A needs assessment is crucial for identifying the goals and objectives of the program described in the case study. Giffords et al. (2007) state that the goals or to develop independent living skills, help to identify long-term goals, and provide instruments and competences to achieve these goals. The objectives include enhancing self-esteem, developing moral values, expanding the level of recreation activities, teaching housekeeping responsibilities, managing nutrition needs, improving time-management skills, helping to learn individual living skills, and encouraging efficient planning (Giffords et al., 2007). While goals and objectives are clearly identified, the program has no mission statement. However, having a mission statement is of extreme importance since it helps to identify long-term plans and serves as a reference for making consistent decisions.
Assuring Proper Measurement of Need
The needs of members of one population may differ depending on their location. Therefore, a universal approach for addressing a problem in any part of the world does not exist and needs assessment is to be conducted every time before the start of a human service program. For instance, the needs of young homeless are entirely different from the needs of homeless women. According to Riley (2016), students are not comfortable talking about their situation in schools; therefore, psychological help is irrelevant to this population. Instead, they need to be connected to social organizations that can help to find shelter (Riley, 2016). At the same time, according to Lowenstein (2019), homeless women need empowerment and personal hygiene items as the top priority. Therefore, the perceived needs of homeless in one community may differ considerably from the needs of this population in another location due to many factors, including demographic differences.
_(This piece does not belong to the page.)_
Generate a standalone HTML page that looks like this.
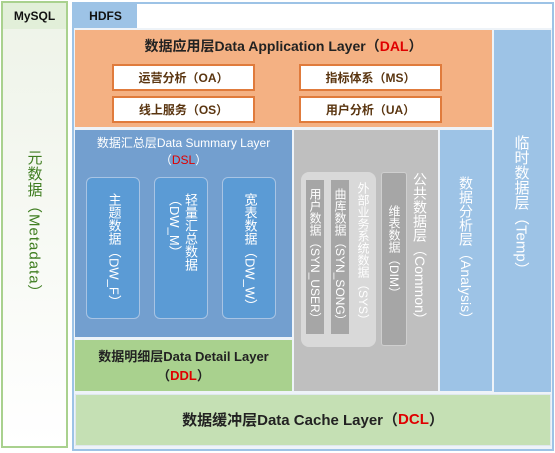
<!DOCTYPE html>
<html><head><meta charset="utf-8"><style>
*{margin:0;padding:0;box-sizing:border-box}
body{width:555px;height:453px;background:#fff;position:relative;overflow:hidden;font-family:"Liberation Sans","Noto Sans CJK SC",sans-serif}
div{position:absolute}
.c{display:flex;align-items:center;justify-content:center;text-align:center}
.t{text-align:center;white-space:nowrap}
.v{writing-mode:vertical-rl;display:flex;align-items:center;justify-content:flex-start;line-height:1}
.r{color:#e00000}
.b{background:#fff;border:2px solid #e07b3c;font-size:12px;font-weight:bold;color:#5a3510}
</style></head><body>
<div style="left:1px;top:1px;width:67px;height:447px;border:2px solid #a9d18e;background:linear-gradient(#eef3e8,#fff)"></div>
<div class="c" style="left:3px;top:3px;width:63px;height:26px;background:#e2efd9;font-size:12px;font-weight:bold;color:#111">MySQL</div>
<div class="v" style="left:22px;top:150px;width:24px;height:200px;color:#3f7d20;font-size:15px;letter-spacing:1px">元数据（Metadata）</div>

<div style="left:72px;top:2px;width:482px;height:449px;border:2px solid #9dc3e6;background:#eef3f8"></div>
<div style="left:74px;top:4px;width:478px;height:24px;background:#fff"></div>
<div class="c" style="left:74px;top:4px;width:63px;height:24px;background:#9dc3e6;font-size:12px;font-weight:bold;color:#111">HDFS</div>

<div style="left:75px;top:30px;width:417px;height:97px;background:#f4b183"></div>
<div class="t" style="left:75px;top:36px;width:417px;height:20px;font-size:14px;font-weight:bold;color:#222">数据应用层Data Application Layer（<span class="r">DAL</span>）</div>
<div class="b c" style="left:112px;top:64px;width:143px;height:27px">运营分析（OA）</div>
<div class="b c" style="left:112px;top:96px;width:143px;height:27px">线上服务（OS）</div>
<div class="b c" style="left:299px;top:64px;width:143px;height:27px">指标体系（MS）</div>
<div class="b c" style="left:299px;top:96px;width:143px;height:27px">用户分析（UA）</div>

<div style="left:494px;top:30px;width:57px;height:362px;background:#9dc3e6"></div>
<div class="v" style="left:508px;top:135px;width:26px;height:160px;color:#fff;font-size:15px">临时数据层（Temp）</div>

<div style="left:75px;top:130px;width:217px;height:207px;background:#739fcf"></div>
<div class="t" style="left:75px;top:135px;width:217px;height:36px;font-size:12px;color:#fff;line-height:17px">数据汇总层Data Summary Layer<br>（<span class="r">DSL</span>）</div>
<div style="left:86px;top:177px;width:54px;height:142px;background:#5b9bd5;border:1px solid #a8c4e4;border-radius:6px"></div>
<div style="left:154px;top:177px;width:54px;height:142px;background:#5b9bd5;border:1px solid #a8c4e4;border-radius:6px"></div>
<div style="left:222px;top:177px;width:54px;height:142px;background:#5b9bd5;border:1px solid #a8c4e4;border-radius:6px"></div>
<div class="v" style="left:104px;top:193px;width:20px;height:120px;color:#fff;font-size:13px">主题数据（DW_F）</div>
<div class="v" style="left:166px;top:193px;width:32px;height:120px;color:#fff;font-size:13px;line-height:16px">轻量汇总数据（DW_M）</div>
<div class="v" style="left:240px;top:193px;width:20px;height:120px;color:#fff;font-size:13px">宽表数据（DW_W）</div>

<div style="left:75px;top:340px;width:217px;height:51px;background:#a9d18e"></div>
<div class="t" style="left:75px;top:347px;width:217px;height:40px;font-size:13px;font-weight:bold;color:#222;line-height:19px">数据明细层Data Detail Layer<br>（<span class="r">DDL</span>）</div>

<div style="left:294px;top:130px;width:144px;height:261px;background:#bfbfbf"></div>
<div style="left:301px;top:172px;width:75px;height:175px;background:#d9d9d9;border-radius:8px"></div>
<div style="left:306px;top:180px;width:18px;height:154px;background:#a6a6a6"></div>
<div style="left:331px;top:180px;width:18px;height:154px;background:#a6a6a6"></div>
<div style="left:381px;top:172px;width:26px;height:174px;background:#a6a6a6;border:1px solid #cfcfcf;border-radius:3px"></div>
<div class="v" style="left:307px;top:188px;width:16px;height:150px;color:#fff;font-size:12px">用户数据（SYN_USER）</div>
<div class="v" style="left:332px;top:188px;width:16px;height:150px;color:#fff;font-size:12px">曲库数据（SYN_SONG）</div>
<div class="v" style="left:355px;top:182px;width:16px;height:160px;color:#fff;font-size:12px">外部业务系统数据（SYS）</div>
<div class="v" style="left:386px;top:205px;width:16px;height:140px;color:#fff;font-size:12px">维表数据（DIM）</div>
<div class="v" style="left:411px;top:172px;width:18px;height:190px;color:#fff;font-size:14px">公共数据层（Common）</div>

<div style="left:440px;top:130px;width:52px;height:261px;background:#9dc3e6"></div>
<div class="v" style="left:455px;top:176px;width:22px;height:180px;color:#fff;font-size:14px">数据分析层（Analysis）</div>

<div style="left:75px;top:394px;width:476px;height:52px;background:#c5e0b4;border:1px solid #dfe8ee"></div>
<div class="c" style="left:75px;top:394px;width:476px;height:50px;font-size:15px;font-weight:bold;color:#222">数据缓冲层Data Cache Layer（<span class="r">DCL</span>）</div>
</body></html>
The importance of understanding the accurate needs of populations during the development of a program hypothesis and plan is self-evident. Without a proper assessment, program planner risk addressing wrong needs and fail to develop an adequate change. According to Grant (2002), needs assessment is a vital stage of program planning that ensures positive changes in practice. Without a clear understanding of populations’ needs, a program may fail to be cost-efficient and accountable.
There are formal and informal methods for gathering accurate needs information for the homeless population. According to Grant (2002), questionnaires and structured interviews are the most common formal ways of collecting relevant data. However, program planners can utilize informal means, such as talking to the homeless or local volunteers. Project planners are to use a wide variety of methods to guarantee that the gathered information is adequate.
Barret, T., & Sorensen, J. (2015). Human services program evaluation. Web.
Giffords, E. D., Alonso, C., & Bell, R. (2007). A transitional living program for homeless adolescents: A case study. Child & Youth Care Forum, 36(4), 141–151. Web.
Grant, J. (2002). Learning needs assessment: assessing the need. BMJ, 324(7330), 156-159. Web.
Lowenstein, B. (2019). The homeless woman’s monthly struggle: Periods. The Homeless Voice. Web.
Martin, L., & Frahm, K. (2010). The changing nature of accountability in administrative practice. Journal of Sociology & Social Welfare, 37(1), 137–148.
Riley, A. (2016). New report highlights needs of homeless students and liaisons. Street Sense Media. Web.